Within the entries below, please return exactly the lines from the one with "Generate a web" through the one with "let yTicksA = [0, 10, 20, 30, 40, 50];", leaving out any pictures.

════════════════════

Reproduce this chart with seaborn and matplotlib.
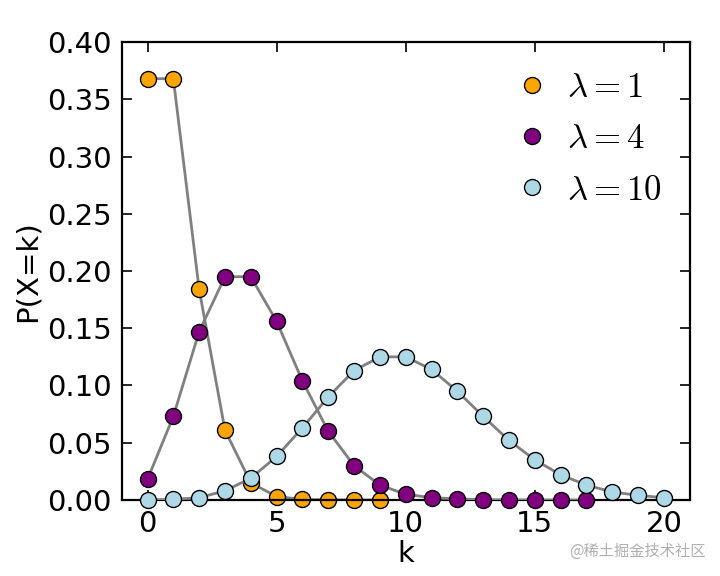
import matplotlib
matplotlib.use('Agg')
import matplotlib.pyplot as plt
import seaborn as sns
import pandas as pd

# Poisson pmf values
k_lam1 = list(range(10))
p_lam1 = [0.368, 0.368, 0.184, 0.061, 0.015, 0.003, 0.0005, 0.0001, 0.0000, 0.0000]

k_lam4 = list(range(18))
p_lam4 = [0.018, 0.073, 0.147, 0.195, 0.195, 0.156, 0.104, 0.060, 0.030,
          0.013, 0.005, 0.002, 0.001, 0.0002, 0.0001, 0.0000, 0.0000, 0.0000]

k_lam10 = list(range(21))
p_lam10 = [0.00005, 0.0005, 0.002, 0.008, 0.019, 0.038, 0.063, 0.090, 0.113,
           0.125, 0.125, 0.114, 0.095, 0.073, 0.052, 0.035, 0.022, 0.013,
           0.007, 0.004, 0.002]

labels = [r'$\lambda=1$', r'$\lambda=4$', r'$\lambda=10$']
colors = ['orange', 'purple', 'lightblue']

sns.set_style('ticks')
plt.rcParams['font.family'] = ['DejaVu Sans']
plt.rcParams['mathtext.fontset'] = 'cm'
for key in ['text.color', 'axes.labelcolor', 'xtick.color', 'ytick.color', 'axes.edgecolor']:
    plt.rcParams[key] = 'black'

fig = plt.figure(figsize=(7.2, 5.76), dpi=100)
ax = fig.add_axes([0.169, 0.132, 0.789, 0.795])

series = [(k_lam1, p_lam1), (k_lam4, p_lam4), (k_lam10, p_lam10)]
for i, ((ks, ps), lab, col) in enumerate(zip(series, labels, colors)):
    df = pd.DataFrame({'k': ks, 'p': ps})
    sns.lineplot(data=df, x='k', y='p', color='gray', linewidth=2.0, ax=ax,
                 zorder=1 + 2 * i, legend=False)
    ax.plot(df['k'], df['p'], 'o', color=col, markeredgecolor='black',
            markeredgewidth=1.0, markersize=11.5, label=lab, zorder=2 + 2 * i,
            clip_on=False)

ax.set_xlim(-1, 21)
ax.set_ylim(0, 0.40)
ax.set_xticks([0, 5, 10, 15, 20])
ax.set_yticks([0.0, 0.05, 0.10, 0.15, 0.20, 0.25, 0.30, 0.35, 0.40])
ax.set_yticklabels(['%.2f' % v for v in ax.get_yticks()])
ax.tick_params(direction='in', top=True, right=True, length=7, width=1.2,
               labelsize=21, pad=7)
for sp in ax.spines.values():
    sp.set_linewidth(1.6)
    sp.set_visible(True)
ax.set_xlabel('k', fontsize=21, labelpad=2)
ax.set_ylabel('P(X=k)', fontsize=21, labelpad=4)

leg = ax.legend(loc='upper right', frameon=False, fontsize=25, numpoints=1,
                handletextpad=0.2, labelspacing=0.5, borderaxespad=0.4,
                handlelength=1.6)

fig.text(0.98, 0.043, '@稀土掘金技术社区', ha='right', va='center', fontsize=11,
         color='#b0b0b0', family=['Noto Sans CJK SC', 'DejaVu Sans'])

fig.savefig('out.png', dpi=100)
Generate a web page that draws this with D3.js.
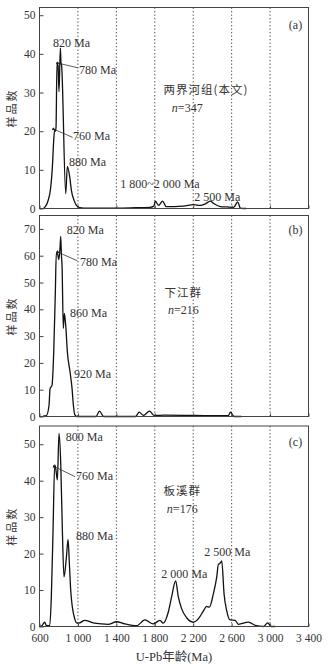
<!DOCTYPE html>
<html>
<head>
<meta charset="utf-8">
<script src="https://cdn.jsdelivr.net/npm/d3@7"></script>
<style>
  body { margin: 0; background: #fff; }
  text { fill: #333; }
</style>
</head>
<body>
<div id="chart"></div>
<script>
let w = 330;
let h = 664;

// x axis
let xTicks = [600, 1000, 1400, 1800, 2200, 2600, 3000, 3400];
let xTickLabels = ["600", "1 000", "1 400", "1 800", "2 200", "2 600", "3 000", "3 400"];
let gridAges = [1000, 1400, 1800, 2200, 2600, 3000];

// (a) 两界河组
let agesA = [640, 654, 689, 717, 734, 748, 758, 765, 772, 782, 793, 803, 817, 824, 830, 873, 890, 915, 932, 960, 984, 1019, 1060, 1200, 1400, 1600, 1750, 1790, 1805, 1839, 1881, 1919, 2000, 2100, 2204, 2274, 2326, 2378, 2413, 2483, 2550, 2621, 2663, 2691, 2720, 2750];
let valsA = [0, 0.3, 2, 5.5, 10.7, 17.7, 20.3, 20, 21, 37.6, 37, 30.2, 41.5, 37.6, 37, 3.8, 10.9, 8.1, 4.7, 2.1, 0.8, 0.2, 0.1, 0.1, 0.1, 0.2, 0.3, 0.6, 1.9, 0.8, 1.9, 0.5, 0.5, 0.6, 1.0, 0.8, 1.2, 1.9, 1.3, 0.5, 0.4, 0.3, 1.7, 0.1, 0, 0];
let yTicksA = [0, 10, 20, 30, 40, 50];

// (b) 下江群
let agesB = [636, 671, 699, 710, 730, 748, 765, 775, 790, 800, 812, 821, 828, 835, 848, 859, 873, 890, 918, 939, 953, 967, 990, 1100, 1189, 1224, 1266, 1400, 1600, 1638, 1683, 1745, 1794, 1900, 2200, 2500, 2565, 2587, 2624, 2700];
let valsB = [0.1, 0.3, 4.1, 10.4, 11.6, 24, 46.6, 61, 60.5, 58.5, 62, 67.2, 60.4, 56, 32.9, 38.5, 34, 24.1, 16.6, 10.4, 4.1, 0.7, 0, 0, 0, 2.0, 0, 0, 0, 1.6, 0.4, 2.0, 0.4, 0.5, 0.4, 0.3, 0.3, 1.6, 0, 0];
let yTicksB = [0, 10, 20, 30, 40, 50, 60, 70];

// (c) 板溪群
let agesC = [600, 626, 640, 654, 670, 706, 723, 741, 758, 768, 786, 803, 821, 838, 855, 880, 897, 911, 925, 942, 967, 991, 1019, 1071, 1158, 1245, 1314, 1401, 1488, 1610, 1697, 1784, 1853, 1888, 1940, 1975, 2017, 2045, 2079, 2131, 2201, 2253, 2305, 2340, 2368, 2410, 2445, 2462, 2473, 2490, 2497, 2521, 2548, 2583, 2636, 2670, 2775, 2845, 2931, 2976, 3011, 3053];
let valsC = [0, 0.2, 0.8, 1.2, 0.3, 0.2, 8, 26.4, 44.3, 43.5, 40.2, 53, 44.8, 26.4, 13.6, 19, 23.9, 17.3, 9.9, 5.3, 2.1, 0.9, 1.0, 1.7, 1.0, 0.7, 0.6, 1.3, 0.7, 0.2, 1.8, 0.7, 1.7, 0.9, 3.9, 8.1, 12.5, 8.1, 4.9, 2.4, 1.2, 2.1, 4.2, 5.5, 5.3, 9, 13.6, 17.1, 17.2, 17.7, 18, 9, 4.4, 1.8, 1.7, 0.6, 1.2, 0.3, 0, 1.0, 0, 0];
let yTicksC = [0, 10, 20, 30, 40, 50];

// peak notes, placed in data units [age, count]
let notesA = [
  { text: "820 Ma", at: [741, 42.9] },
  { text: "780 Ma", at: [1012, 35.8], from: [812, 37.5], to: [1000, 36.4] },
  { text: "760 Ma", at: [949, 18.8], from: [769, 20.3], to: [945, 18.4] },
  { text: "880 Ma", at: [908, 12.0] },
  { text: "1 800~2 000 Ma", at: [1440, 6.5] },
  { text: "2 500 Ma", at: [2211, 3.1] }
];
let notesB = [
  { text: "820 Ma", at: [884, 69.7] },
  { text: "780 Ma", at: [1022, 57.9], from: [811, 61], to: [994, 58.1] },
  { text: "860 Ma", at: [918, 38.7] },
  { text: "920 Ma", at: [960, 16] }
];
let notesC = [
  { text: "800 Ma", at: [873, 52.1] },
  { text: "760 Ma", at: [981, 41.3], from: [775, 43.6], to: [970, 41.1] },
  { text: "880 Ma", at: [981, 24.8] },
  { text: "2 000 Ma", at: [1867, 14.5] },
  { text: "2 500 Ma", at: [2316, 20.6] }
];

let panels = [
  { tag: "(a)", name: "两界河组(本文)", n: "347", ages: agesA, vals: valsA, ticks: yTicksA, max: 52, top: 7.5, bottom: 208.5, notes: notesA, titleAt: [2333, 30.6], nAt: [2138, 26], tagAt: [3265, 47.5] },
  { tag: "(b)", name: "下江群", n: "216", ages: agesB, vals: valsB, ticks: yTicksB, max: 75, top: 215.5, bottom: 416.5, notes: notesB, titleAt: [2097, 46.1], nAt: [2097, 39.7], tagAt: [3265, 69.7] },
  { tag: "(c)", name: "板溪群", n: "176", ages: agesC, vals: valsC, ticks: yTicksC, max: 55, top: 426, bottom: 626.5, notes: notesC, titleAt: [2086, 37.2], nAt: [2086, 32.2], tagAt: [3265, 50.6] }
];

let serif = "'Liberation Serif', 'Times New Roman', serif";
let cjk = "'Noto Sans CJK SC', sans-serif";

let viz = d3.select("#chart")
  .append("svg")
  .attr("width", w)
  .attr("height", h)
  .style("background-color", "white");

viz.append("defs").append("marker")
  .attr("id", "tip")
  .attr("viewBox", "0 0 10 10")
  .attr("refX", 1)
  .attr("refY", 5)
  .attr("markerWidth", 5)
  .attr("markerHeight", 5)
  .attr("orient", "auto-start-reverse")
  .append("path")
  .attr("d", "M0,5 L10,1 L10,9 Z")
  .attr("fill", "#222");

let xScale = d3.scaleLinear().domain([600, 3400]).range([39.5, 308.5]);

panels.forEach((p, i) => {
  let yScale = d3.scaleLinear().domain([0, p.max]).range([p.bottom, p.top]);
  let g = viz.append("g").attr("class", "panel");

  // dotted guides
  g.selectAll(".guide").data(gridAges).enter().append("line")
    .attr("class", "guide")
    .attr("x1", d => xScale(d)).attr("x2", d => xScale(d))
    .attr("y1", p.top).attr("y2", p.bottom)
    .attr("stroke", "#333")
    .attr("stroke-width", 0.9)
    .attr("stroke-dasharray", "1.3,2.2");

  // curve
  let pts = p.ages.map((a, j) => [a, p.vals[j]]);
  let line = d3.line()
    .x(d => xScale(d[0]))
    .y(d => yScale(d[1]))
    .curve(d3.curveMonotoneX);
  g.append("path")
    .datum(pts)
    .attr("d", line)
    .attr("fill", "none")
    .attr("stroke", "#111")
    .attr("stroke-width", 1.3)
    .attr("stroke-linejoin", "round");

  // y axis
  let yAxis = d3.axisLeft(yScale).tickValues(p.ticks).tickSizeInner(-4).tickSizeOuter(0).tickPadding(4);
  let yg = g.append("g").attr("transform", "translate(" + xScale(600) + ",0)").call(yAxis);
  yg.selectAll("text").style("font-family", serif).style("font-size", "11.5px").attr("fill", "#333");
  yg.selectAll("line").attr("stroke", "#444");
  yg.select(".domain").remove();

  // x axis (labels only on the last panel)
  let xAxis = d3.axisBottom(xScale).tickValues(xTicks).tickSizeInner(-3).tickSizeOuter(0).tickPadding(7)
    .tickFormat((d, k) => i == panels.length - 1 ? xTickLabels[k] : "");
  let xg = g.append("g").attr("transform", "translate(0," + p.bottom + ")").call(xAxis);
  xg.selectAll("text").style("font-family", serif).style("font-size", "11.5px").attr("fill", "#333");
  xg.selectAll("line").attr("stroke", "#444");
  xg.select(".domain").remove();

  // frame
  g.append("rect")
    .attr("x", xScale(600)).attr("y", p.top)
    .attr("width", xScale(3400) - xScale(600))
    .attr("height", p.bottom - p.top)
    .attr("fill", "none")
    .attr("stroke", "#444")
    .attr("stroke-width", 1);

  // y title
  g.append("text")
    .attr("transform", "translate(12," + (p.top + p.bottom) / 2 + ") rotate(-90)")
    .attr("text-anchor", "middle")
    .attr("dy", "0.35em")
    .style("font-family", cjk)
    .style("font-size", "11px")
    .style("letter-spacing", "2px")
    .attr("fill", "#666")
    .text("样品数");

  // leader lines
  g.selectAll(".lead").data(p.notes.filter(d => d.from)).enter().append("line")
    .attr("class", "lead")
    .attr("x1", d => xScale(d.from[0])).attr("y1", d => yScale(d.from[1]))
    .attr("x2", d => xScale(d.to[0])).attr("y2", d => yScale(d.to[1]))
    .attr("stroke", "#333")
    .attr("stroke-width", 0.8)
    .attr("marker-start", "url(#tip)");

  // peak notes
  g.selectAll(".note").data(p.notes).enter().append("text")
    .attr("class", "note")
    .attr("x", d => xScale(d.at[0]))
    .attr("y", d => yScale(d.at[1]))
    .attr("dy", "0.35em")
    .style("font-family", serif)
    .style("font-size", "12px")
    .attr("fill", "#333")
    .text(d => d.text);

  // group name
  g.append("text")
    .attr("x", xScale(p.titleAt[0]))
    .attr("y", yScale(p.titleAt[1]))
    .attr("dy", "0.35em")
    .attr("text-anchor", "middle")
    .style("font-family", cjk)
    .style("font-size", "11.5px")
    .style("letter-spacing", "1px")
    .attr("fill", "#666")
    .text(p.name);

  let nt = g.append("text")
    .attr("x", xScale(p.nAt[0]))
    .attr("y", yScale(p.nAt[1]))
    .attr("dy", "0.35em")
    .attr("text-anchor", "middle")
    .style("font-family", serif)
    .style("font-size", "12px")
    .attr("fill", "#444");
  nt.append("tspan").style("font-style", "italic").text("n");
  nt.append("tspan").text("=" + p.n);

  // panel tag
  g.append("text")
    .attr("x", xScale(p.tagAt[0]))
    .attr("y", yScale(p.tagAt[1]))
    .attr("dy", "0.35em")
    .attr("text-anchor", "middle")
    .style("font-family", serif)
    .style("font-size", "12px")
    .attr("fill", "#333")
    .text(p.tag);
});

// x title
viz.append("text")
  .attr("x", (xScale(600) + xScale(3400)) / 2)
  .attr("y", 657)
  .attr("dy", "0.35em")
  .attr("text-anchor", "middle")
  .style("font-family", serif + ", " + cjk)
  .style("font-size", "12.5px")
  .attr("fill", "#333")
  .text("U-Pb年龄(Ma)");
</script>
</body>
</html>
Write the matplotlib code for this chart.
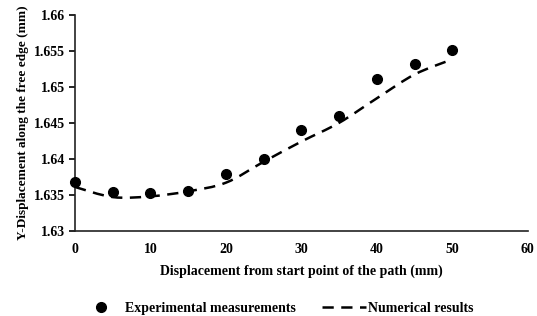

════════════════════

### Task output
Generate a web page that draws this with D3.js.
<!DOCTYPE html>
<html>
<head>
<meta charset="utf-8">
<script src="https://cdn.jsdelivr.net/npm/d3@7"></script>
<style>
  body { margin: 0; background: #fff; }
  text { fill: #333; }
</style>
</head>
<body>
<div id="chart"></div>
<script>
let w = 330;
let h = 664;

// x axis
let xTicks = [600, 1000, 1400, 1800, 2200, 2600, 3000, 3400];
let xTickLabels = ["600", "1 000", "1 400", "1 800", "2 200", "2 600", "3 000", "3 400"];
let gridAges = [1000, 1400, 1800, 2200, 2600, 3000];

// (a) 两界河组
let agesA = [640, 654, 689, 717, 734, 748, 758, 765, 772, 782, 793, 803, 817, 824, 830, 873, 890, 915, 932, 960, 984, 1019, 1060, 1200, 1400, 1600, 1750, 1790, 1805, 1839, 1881, 1919, 2000, 2100, 2204, 2274, 2326, 2378, 2413, 2483, 2550, 2621, 2663, 2691, 2720, 2750];
let valsA = [0, 0.3, 2, 5.5, 10.7, 17.7, 20.3, 20, 21, 37.6, 37, 30.2, 41.5, 37.6, 37, 3.8, 10.9, 8.1, 4.7, 2.1, 0.8, 0.2, 0.1, 0.1, 0.1, 0.2, 0.3, 0.6, 1.9, 0.8, 1.9, 0.5, 0.5, 0.6, 1.0, 0.8, 1.2, 1.9, 1.3, 0.5, 0.4, 0.3, 1.7, 0.1, 0, 0];
let yTicksA = [0, 10, 20, 30, 40, 50];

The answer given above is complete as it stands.